╭──

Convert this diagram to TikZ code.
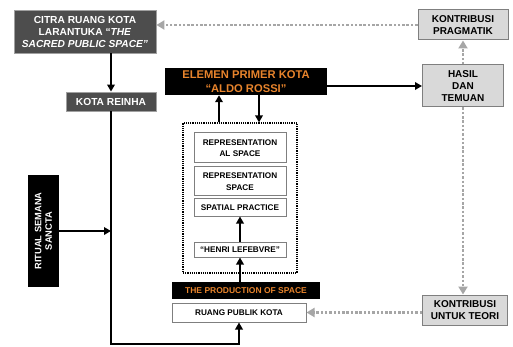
\documentclass[tikz,border=0pt]{standalone}
\usepackage{fontspec}
\setmainfont{Liberation Sans}
\definecolor{boxdark}{HTML}{4D4D4D}
\definecolor{boxedge}{HTML}{A0A0A0}
\definecolor{boxlight}{HTML}{D9D9D9}
\definecolor{edgegray}{HTML}{7F7F7F}
\definecolor{textorange}{HTML}{E8842C}
\definecolor{linkgray}{HTML}{A6A6A6}
\usetikzlibrary{arrows.meta,positioning,calc}

\begin{document}
\begin{tikzpicture}[
  x=1pt, y=-1pt,
  darkbox/.style={draw=boxedge, fill=boxdark, text=white, line width=0.8pt,
    font=\fontsize{10.2}{12}\selectfont\bfseries, align=center, inner sep=1pt},
  blackbox/.style={fill=black, text=textorange, align=center, inner sep=1pt,
    font=\fontsize{8.5}{10}\selectfont\bfseries},
  greybox/.style={draw=edgegray, fill=boxlight, line width=1pt,
    font=\fontsize{10}{12.3}\selectfont\bfseries, align=center, inner sep=1pt},
  whitebox/.style={draw=edgegray, fill=white, line width=1pt,
    font=\fontsize{8.2}{11.5}\selectfont\bfseries, align=center, inner sep=1pt},
  flow/.style={line width=2.4pt, -{Triangle[length=7pt,width=7.5pt]}},
  feedback/.style={draw=linkgray, line width=2.6pt, dash pattern=on 2.5pt off 1.8pt,
    -{Triangle[length=8pt,width=9pt]}}
]
  \useasboundingbox (0,0) rectangle (513,347);

  % Left column
  \node[darkbox, minimum width=142pt, minimum height=43pt] (citra) at (85,31.5)
    {CITRA RUANG KOTA\\LARANTUKA “\textit{THE}\\\textit{SACRED PUBLIC SPACE”}};
  \node[darkbox, minimum width=90pt, minimum height=19pt] (reinha) at (111,101.5)
    {KOTA REINHA};
  \node[blackbox, text=white, rotate=90, minimum width=112pt, minimum height=31pt,
    font=\fontsize{9.3}{10.5}\selectfont\bfseries] (ritual) at (43.5,231)
    {RITUAL SEMANA\\SANCTA};

  % Centre column (Rossi / Lefebvre)
  \node[blackbox, minimum width=162pt, minimum height=27pt,
    font=\fontsize{11.2}{14}\selectfont\bfseries] (elemen) at (246,81.5)
    {ELEMEN PRIMER KOTA\\“ALDO ROSSI”};
  \node[draw, line width=1.2pt, dash pattern=on 1.2pt off 1pt,
    minimum width=114pt, minimum height=150pt] (frame) at (240,198) {};
  \node[whitebox, minimum width=92pt, minimum height=30pt] (repal) at (240,148)
    {REPRESENTATION\\AL SPACE};
  \node[whitebox, minimum width=92pt, minimum height=29pt] (repsp) at (240,181.5)
    {REPRESENTATION\\SPACE};
  \node[whitebox, minimum width=92pt, minimum height=17pt] (spatial) at (240,207.5)
    {SPATIAL PRACTICE};
  \node[whitebox, minimum width=92pt, minimum height=15pt] (henri) at (240,249.5)
    {“HENRI LEFEBVRE”};
  \node[blackbox, minimum width=148pt, minimum height=17pt] (production) at (246,290.5)
    {THE PRODUCTION OF SPACE};
  \node[whitebox, minimum width=134pt, minimum height=19pt] (ruang) at (239,312.5)
    {RUANG PUBLIK KOTA};

  % Right column
  \node[greybox, minimum width=90pt, minimum height=30pt] (pragmatik) at (463,25)
    {KONTRIBUSI\\PRAGMATIK};
  \node[greybox, minimum width=81pt, minimum height=42pt] (hasil) at (463,86)
    {HASIL\\DAN\\TEMUAN};
  \node[greybox, minimum width=85pt, minimum height=30pt] (teori) at (465,310)
    {KONTRIBUSI\\UNTUK TEORI};

  % Solid flow
  \coordinate (low) at (239,344);
  \draw[flow] (citra.south -| reinha.north) -- (reinha.north);
  \draw[flow] (reinha.south) |- (low) -- (ruang.south);
  \draw[flow] (ritual.south) -- (ritual.south -| reinha.south);
  \draw[flow] ([xshift=-21pt]frame.north) -- ([xshift=-21pt]frame.north |- elemen.south);
  \draw[flow] ([xshift=19pt]frame.north |- elemen.south) -- ([xshift=19pt]frame.north);
  \draw[flow] (henri.north) -- (spatial.south);
  \draw[flow] (production.north -| henri.south) -- (henri.south);
  \draw[flow] (elemen.east |- hasil.west) -- (hasil.west);

  % Feedback links
  \draw[feedback] (hasil.north) -- (hasil.north |- pragmatik.south);
  \draw[feedback] (hasil.south) -- (hasil.south |- teori.north);
  \draw[feedback] (pragmatik.west) -- (pragmatik.west -| citra.east);
  \draw[feedback] (teori.west |- ruang.east) -- (ruang.east);
\end{tikzpicture}
\end{document}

╰──

Return each line exactly as written. Any picture gets left out.

* [Written response]
Convert this diagram to TikZ code.
\documentclass[tikz,border=0pt]{standalone}
\usepackage{fontspec}
\setmainfont{Liberation Sans}
\definecolor{boxdark}{HTML}{4D4D4D}
\definecolor{boxedge}{HTML}{A0A0A0}
\definecolor{boxlight}{HTML}{D9D9D9}
\definecolor{edgegray}{HTML}{7F7F7F}
\definecolor{textorange}{HTML}{E8842C}
\definecolor{linkgray}{HTML}{A6A6A6}
\usetikzlibrary{arrows.meta,positioning,calc}

\begin{document}
\begin{tikzpicture}[
  x=1pt, y=-1pt,
  darkbox/.style={draw=boxedge, fill=boxdark, text=white, line width=0.8pt,
    font=\fontsize{10.2}{12}\selectfont\bfseries, align=center, inner sep=1pt},
  blackbox/.style={fill=black, text=textorange, align=center, inner sep=1pt,
    font=\fontsize{8.5}{10}\selectfont\bfseries},
  greybox/.style={draw=edgegray, fill=boxlight, line width=1pt,
    font=\fontsize{10}{12.3}\selectfont\bfseries, align=center, inner sep=1pt},
  whitebox/.style={draw=edgegray, fill=white, line width=1pt,
    font=\fontsize{8.2}{11.5}\selectfont\bfseries, align=center, inner sep=1pt},
  flow/.style={line width=2.4pt, -{Triangle[length=7pt,width=7.5pt]}},
  feedback/.style={draw=linkgray, line width=2.6pt, dash pattern=on 2.5pt off 1.8pt,
    -{Triangle[length=8pt,width=9pt]}}
]
  \useasboundingbox (0,0) rectangle (513,347);

  % Left column
  \node[darkbox, minimum width=142pt, minimum height=43pt] (citra) at (85,31.5)
    {CITRA RUANG KOTA\\LARANTUKA “\textit{THE}\\\textit{SACRED PUBLIC SPACE”}};
  \node[darkbox, minimum width=90pt, minimum height=19pt] (reinha) at (111,101.5)
    {KOTA REINHA};
  \node[blackbox, text=white, rotate=90, minimum width=112pt, minimum height=31pt,
    font=\fontsize{9.3}{10.5}\selectfont\bfseries] (ritual) at (43.5,231)
    {RITUAL SEMANA\\SANCTA};

  % Centre column (Rossi / Lefebvre)
  \node[blackbox, minimum width=162pt, minimum height=27pt,
    font=\fontsize{11.2}{14}\selectfont\bfseries] (elemen) at (246,81.5)
    {ELEMEN PRIMER KOTA\\“ALDO ROSSI”};
  \node[draw, line width=1.2pt, dash pattern=on 1.2pt off 1pt,
    minimum width=114pt, minimum height=150pt] (frame) at (240,198) {};
  \node[whitebox, minimum width=92pt, minimum height=30pt] (repal) at (240,148)
    {REPRESENTATION\\AL SPACE};
  \node[whitebox, minimum width=92pt, minimum height=29pt] (repsp) at (240,181.5)
    {REPRESENTATION\\SPACE};
  \node[whitebox, minimum width=92pt, minimum height=17pt] (spatial) at (240,207.5)
    {SPATIAL PRACTICE};
  \node[whitebox, minimum width=92pt, minimum height=15pt] (henri) at (240,249.5)
    {“HENRI LEFEBVRE”};
  \node[blackbox, minimum width=148pt, minimum height=17pt] (production) at (246,290.5)
    {THE PRODUCTION OF SPACE};
  \node[whitebox, minimum width=134pt, minimum height=19pt] (ruang) at (239,312.5)
    {RUANG PUBLIK KOTA};

  % Right column
  \node[greybox, minimum width=90pt, minimum height=30pt] (pragmatik) at (463,25)
    {KONTRIBUSI\\PRAGMATIK};
  \node[greybox, minimum width=81pt, minimum height=42pt] (hasil) at (463,86)
    {HASIL\\DAN\\TEMUAN};
  \node[greybox, minimum width=85pt, minimum height=30pt] (teori) at (465,310)
    {KONTRIBUSI\\UNTUK TEORI};

  % Solid flow
  \coordinate (low) at (239,344);
  \draw[flow] (citra.south -| reinha.north) -- (reinha.north);
  \draw[flow] (reinha.south) |- (low) -- (ruang.south);
  \draw[flow] (ritual.south) -- (ritual.south -| reinha.south);
  \draw[flow] ([xshift=-21pt]frame.north) -- ([xshift=-21pt]frame.north |- elemen.south);
  \draw[flow] ([xshift=19pt]frame.north |- elemen.south) -- ([xshift=19pt]frame.north);
  \draw[flow] (henri.north) -- (spatial.south);
  \draw[flow] (production.north -| henri.south) -- (henri.south);
  \draw[flow] (elemen.east |- hasil.west) -- (hasil.west);

  % Feedback links
  \draw[feedback] (hasil.north) -- (hasil.north |- pragmatik.south);
  \draw[feedback] (hasil.south) -- (hasil.south |- teori.north);
  \draw[feedback] (pragmatik.west) -- (pragmatik.west -| citra.east);
  \draw[feedback] (teori.west |- ruang.east) -- (ruang.east);
\end{tikzpicture}
\end{document}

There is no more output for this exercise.